Write each percent as a fraction in lowest terms. $$65 \frac{1}{4} \%$$

Short answer

Question: Convert the mixed number percentage $$65\frac{1}{4}\%$$ to a fraction in its lowest terms. Answer: $$\frac{261}{400}$$

Step-by-step solution

Convert mixed number to an improper fraction

To convert the mixed number percentage $$65 \frac{1}{4}\%$$ to an improper fraction, we multiply the whole number by the denominator and add the numerator. Then, we place the result over the original denominator: $$65 \times 4 + 1 = 261$$ So the improper fraction is $$\frac{261}{4}\%$$

Convert the improper fraction to a decimal

To convert the percentage to a decimal, we divide the numerator by the denominator and multiply the result by 100: $$\frac{261}{4} \div 100 = \frac{261}{400}$$

Convert the decimal to a fraction

Now we have the fraction $$\frac{261}{400}$$, which represents the decimal form of the given percentage.
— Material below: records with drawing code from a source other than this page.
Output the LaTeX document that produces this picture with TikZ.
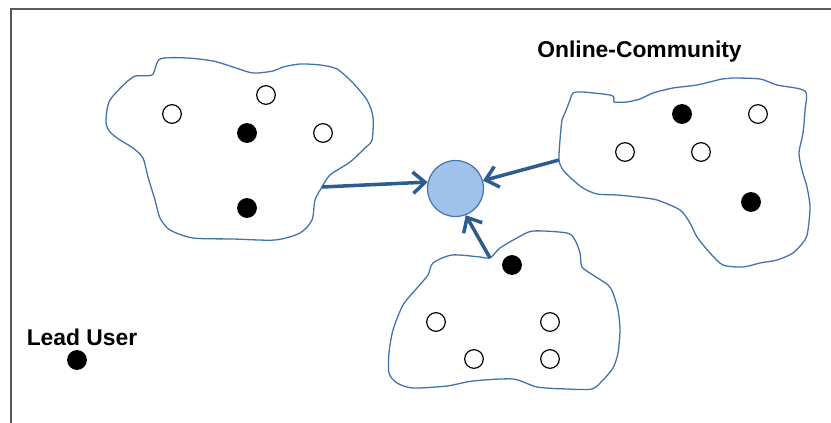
\documentclass[tikz,border=0pt]{standalone}
\usepackage{fontspec}
\newfontfamily\labfont{Liberation Sans}
\usetikzlibrary{arrows.meta}
\definecolor{cloudblue}{RGB}{66,114,172}
\definecolor{arrowblue}{RGB}{45,92,142}
\definecolor{hubfill}{RGB}{158,194,233}
\definecolor{framegray}{RGB}{90,90,90}

\begin{document}
\begin{tikzpicture}[x=0.03cm, y=-0.03cm,
  o/.style={circle, draw, line width=1pt, minimum size=0.56cm, inner sep=0pt},
  f/.style={o, fill=black},
  cl/.style={draw=cloudblue, line width=1.1pt},
  hub/.style={circle, draw=cloudblue, fill=hubfill, line width=1pt, minimum size=1.68cm, inner sep=0pt},
  a/.style={draw=arrowblue, line width=3pt, -{Straight Barb[length=3.6mm, width=6.4mm]}},
  lbl/.style={font=\labfont\bfseries\fontsize{19.5}{23}\selectfont, inner sep=0pt}]
\useasboundingbox (0,0) rectangle (831,423);
\draw[framegray, line width=1.6pt] (11,423) -- (11,9) -- (831,9);
% communities
\draw[cl] plot[smooth cycle, tension=0.45] coordinates {(160,59) (152,75) (133,77) (110,100) (106,122) (110,132) (120,140) (133,148) (143,158) (148,177) (155,200) (160,218) (170,230) (193,238) (233,239) (275,240) (300,233) (312,220) (315,200) (322,187) (330,175) (350,162) (365,148) (372,140) (373,117) (367,100) (353,83) (337,69) (320,65) (300,64) (283,67) (273,71) (253,73) (233,67) (213,61) (187,58)};
\draw[cl] plot[smooth cycle, tension=0.45] coordinates {(573,93) (583,92) (610,95) (614,98) (614,102) (627,102) (640,99) (653,93) (673,88) (697,85) (722,79) (732,78) (760,79) (777,85) (805,91) (805,110) (803,133) (799,153) (802,170) (807,187) (810,207) (808,230) (805,240) (793,253) (777,260) (760,263) (743,267) (723,265) (710,253) (697,237) (690,223) (680,210) (657,200) (637,197) (617,195) (597,194) (583,188) (573,180) (563,170) (559,160) (560,140) (562,120) (565,113) (570,100)};
\draw[cl] plot[smooth cycle, tension=0.45] coordinates {(490,258) (500,248) (517,238) (533,231) (567,233) (575,240) (580,253) (582,267) (593,275) (608,285) (613,293) (618,310) (620,330) (618,353) (613,368) (603,380) (592,389) (567,389) (537,387) (513,379) (473,381) (447,386) (413,388) (397,383) (389,373) (389,353) (393,330) (403,305) (417,288) (428,275) (433,263) (452,255) (480,257)};
\coordinate (c1out) at (322,187);
\coordinate (c2out) at (559,160);
\coordinate (c3out) at (490,258);
% members
\foreach \n/\x/\y/\s in {a1/172/114/o, a2/266/95/o, a3/247/133/f, a4/323/133/o, a5/247/208/f,
  b1/682/114/f, b2/758/114/o, b3/625/152/o, b4/701/152/o, b5/751/202/f,
  c1/512/265/f, c2/436/322/o, c3/550/322/o, c4/474/359/o, c5/550/359/o, lu/77/360/f}
  {\node[\s] (\n) at (\x,\y) {};}
\node[hub] (hub) at (455.5,188.5) {};
\node[lbl, anchor=base] (oc) at (639.5,57.5) {Online-Community};
\node[lbl, anchor=base] (lul) at (82,345) {Lead User};
\foreach \s/\t in {c1out/hub.167, c2out/hub.16, c3out/hub.-69} {\draw[a] (\s) -- (\t);}
\end{tikzpicture}
\end{document}
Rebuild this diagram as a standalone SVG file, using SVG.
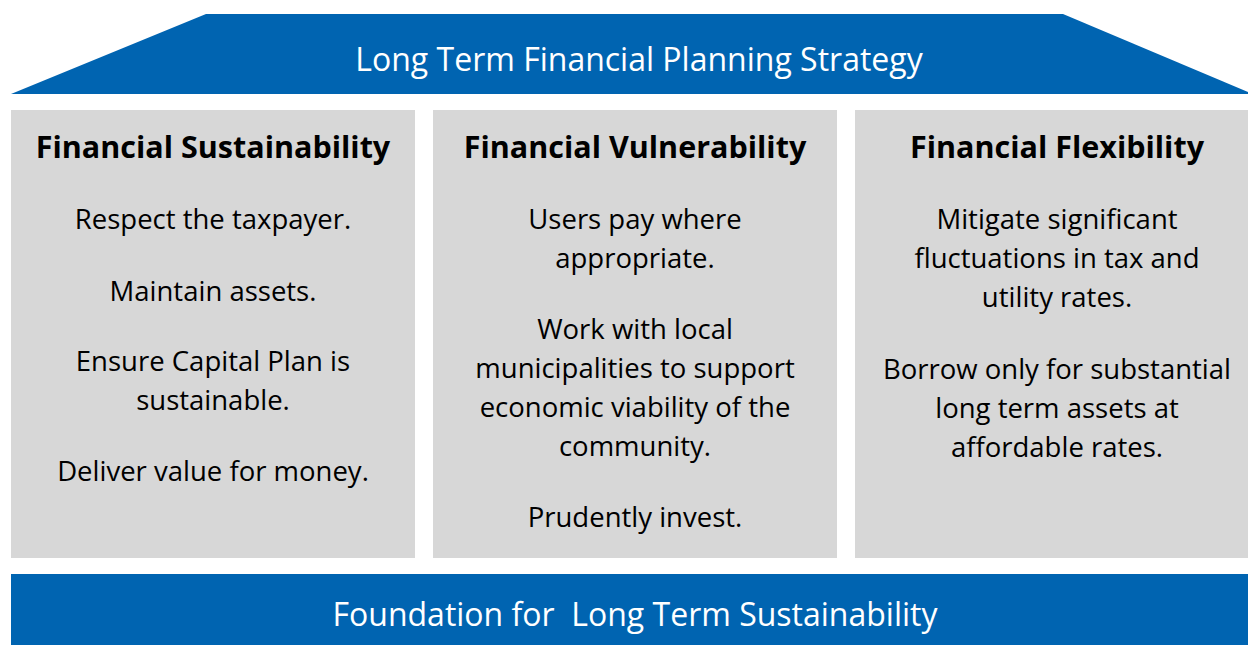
<svg xmlns="http://www.w3.org/2000/svg" width="1248" height="645" viewBox="0 0 1248 645">
<style>
.blue{fill:#0064b1}
.box{fill:#d7d7d7}
.t{font-family:"Open Sans","Liberation Sans",sans-serif;text-anchor:middle}
.title{fill:#ffffff;font-size:32px}
.head{fill:#000;font-size:30.5px;font-weight:bold}
.body{fill:#000;font-size:27.5px}
</style>
<rect width="1248" height="645" fill="#ffffff"/>
<g id="roof">
<polygon class="blue" points="206,14 1063,14 1248,92 1248,94 11,94"/>
<text class="t title" x="639" y="71">Long Term Financial Planning Strategy</text>
</g>
<g id="sustainability">
<rect class="box" x="11" y="110" width="404" height="448"/>
<text class="t head" x="213" y="158">Financial Sustainability</text>
<text class="t body" x="213" y="229">Respect the taxpayer.</text>
<text class="t body" x="213" y="301">Maintain assets.</text>
<text class="t body" x="213" y="371">Ensure Capital Plan is</text>
<text class="t body" x="213" y="410">sustainable.</text>
<text class="t body" x="213" y="481">Deliver value for money.</text>
</g>
<g id="vulnerability">
<rect class="box" x="433" y="110" width="404" height="448"/>
<text class="t head" x="635" y="158">Financial Vulnerability</text>
<text class="t body" x="635" y="229">Users pay where</text>
<text class="t body" x="635" y="268">appropriate.</text>
<text class="t body" x="635" y="339">Work with local</text>
<text class="t body" x="635" y="378">municipalities to support</text>
<text class="t body" x="635" y="417">economic viability of the</text>
<text class="t body" x="635" y="456">community.</text>
<text class="t body" x="635" y="527">Prudently invest.</text>
</g>
<g id="flexibility">
<rect class="box" x="855" y="110" width="393" height="448"/>
<text class="t head" x="1057" y="158">Financial Flexibility</text>
<text class="t body" x="1057" y="229">Mitigate significant</text>
<text class="t body" x="1057" y="268">fluctuations in tax and</text>
<text class="t body" x="1057" y="307">utility rates.</text>
<text class="t body" x="1057" y="379">Borrow only for substantial</text>
<text class="t body" x="1057" y="418">long term assets at</text>
<text class="t body" x="1057" y="457">affordable rates.</text>
</g>
<g id="foundation">
<rect class="blue" x="11" y="574" width="1237" height="71"/>
<text class="t title" x="635" y="626" xml:space="preserve">Foundation for  Long Term Sustainability</text>
</g>
<g id="connectors"/>
</svg>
Simplify the fraction to its lowest terms

To simplify the fraction, we need to find the greatest common divisor (GCD) of the numerator (261) and the denominator (400). The GCD is 1, which means the fraction is already in its simplest form: $$\frac{261}{400}$$ So, $$65\frac{1}{4}\%$$ can be written as the fraction $$\frac{261}{400}$$.

Key concepts

Converting Mixed Numbers to Improper Fractions

Understanding how to convert mixed numbers to improper fractions is a key skill in mathematics, and it's particularly useful when dealing with percentages. A mixed number includes both a whole number and a fraction, such as \(65\frac{1}{4}\).

To convert a mixed number to an improper fraction, you start by multiplying the whole number by the denominator of the fraction. In our example, multiply 65 (the whole number) by 4 (the denominator of the fraction part) to get 260. Then, add the numerator of the fraction, which is 1, giving us 261. This value becomes the numerator of the improper fraction, while the denominator remains the same, so we have \(\frac{261}{4}\).

This conversion is essential when you want to convert a mixed number percentage into an easier form to work with, such as when simplifying or when converting to a decimal.

Simplifying Fractions

Simplifying fractions is a process of reducing a fraction to its lowest terms. To simplify a fraction, you need to find the greatest common divisor (GCD) of both the numerator and the denominator. The GCD is the largest number that divides both numbers without leaving a remainder.

Once the GCD is found, you divide both the numerator and the denominator by this number. If the GCD is 1, that means the fraction is already in its simplest form. For instance, the fraction \(\frac{261}{400}\) already has a GCD of 1, indicating it cannot be simplified further.

Understanding simplification allows students to recognize fractions that represent the same value and can be especially helpful in solving problems that involve fraction comparisons or combinations.

Percent to Decimal Conversion

Percent to decimal conversion is another foundational math skill. To convert a percentage to a decimal, remember that 'percent' means 'per hundred'. Therefore, you convert percentages to decimals by dividing the percentage by 100.

For example, to convert the percentage \(65\frac{1}{4}\%\) to a decimal, you first transform the mixed number into an improper fraction (which gives us \(\frac{261}{4}\%\)) and then divide by 100. This gives you \(\frac{261}{400}\), which is the decimal representation of the percentage.

Mastering this conversion process makes it easier for students to perform calculations that involve percentages, whether it's for financial calculations, assessing probabilities, or working with growth rates in science and social studies.